Friday’s blog post is one more exercise in image building by attempting to reach out to Muslims. Muslims constitute 13 percent of India’s population and continue to play a decisive role in the victory of more than 120 parliamentarians out of 545 in the Lok Sabha. Modi understands that despite a strong anti-incumbency wave in the country against the ruling Congress, the BJP cannot capture power unless it has the backing of India’s minority communities, something he can’t accomplish unless he presents the face of a moderate leader.
This image makeover is also necessary to attract potential coalition partners. The BJP knows that on its own the party has but a slim chance of forming a government.Modi commands the image of a Hindu hardliner, which alienates certain regional parties. By wooing Muslims, the Gujarat strongman wants to be perceived as an inclusive figure.
But at a time when there is a palpable sense of distrust among voters against established political parties and their hollow tokenism, Modi’s Muslim outreach might backfire on him and his party. The success of the rookie Aam Aadmi Party or Common Man’s Party in the New Delhi assembly elections is a case in point.
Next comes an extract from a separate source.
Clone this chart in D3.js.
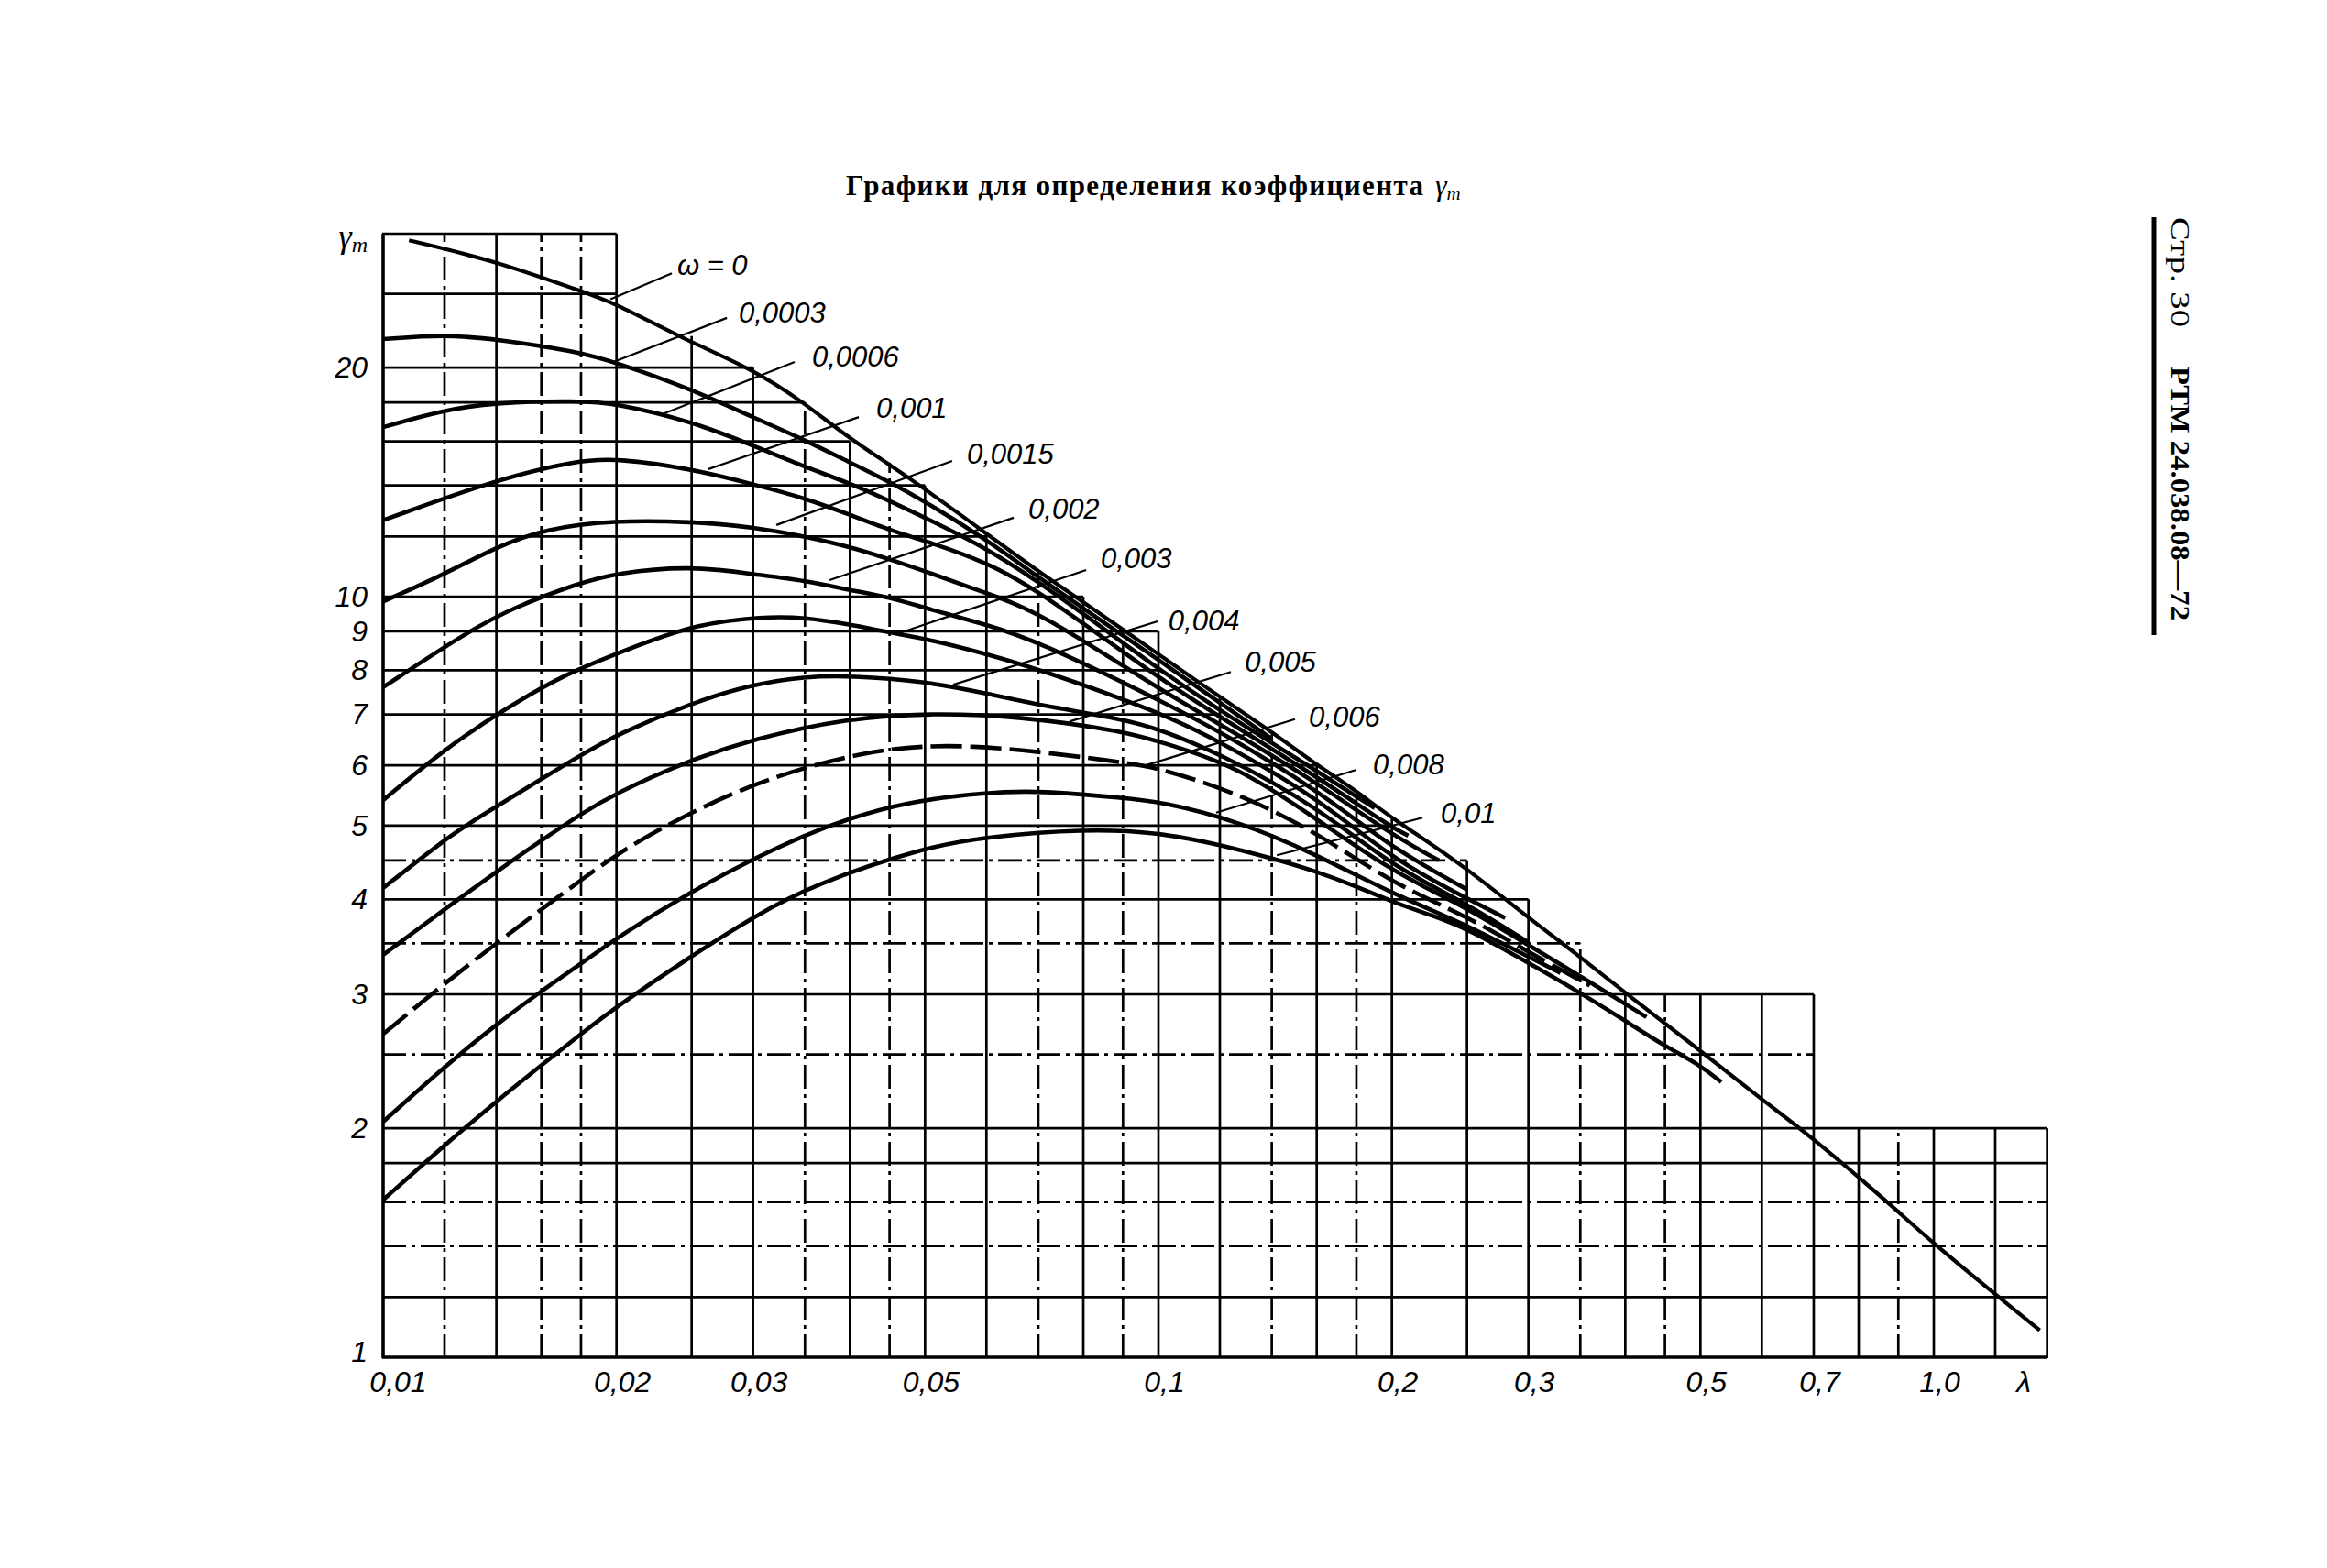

Social activists like Javed Anand, who has been fighting for the welfare of the Gujarat riot victims for more than a decade, question the timing and intent of Modi’s blog post: “In the last ten years the Chief Minister of Gujarat never visited any of the refugee camps for the victims; he made no attempt to rehabilitate the hundreds of people who lost everything in that tragedy, and he never tried to reconcile the two communities in his twelve years in office. How can he expect us to trust him and his anguish?”
After the recent success of the BJP in the assembly elections, Modi sees a win at the polls next year within the realm of possibility. He no longer wants to be the prisoner of his image. Therefore, it’s very much possible that as the election campaign for India’s general elections ramp up, Modi will not hesitate in pandering to Muslim voters to seek votes for his party.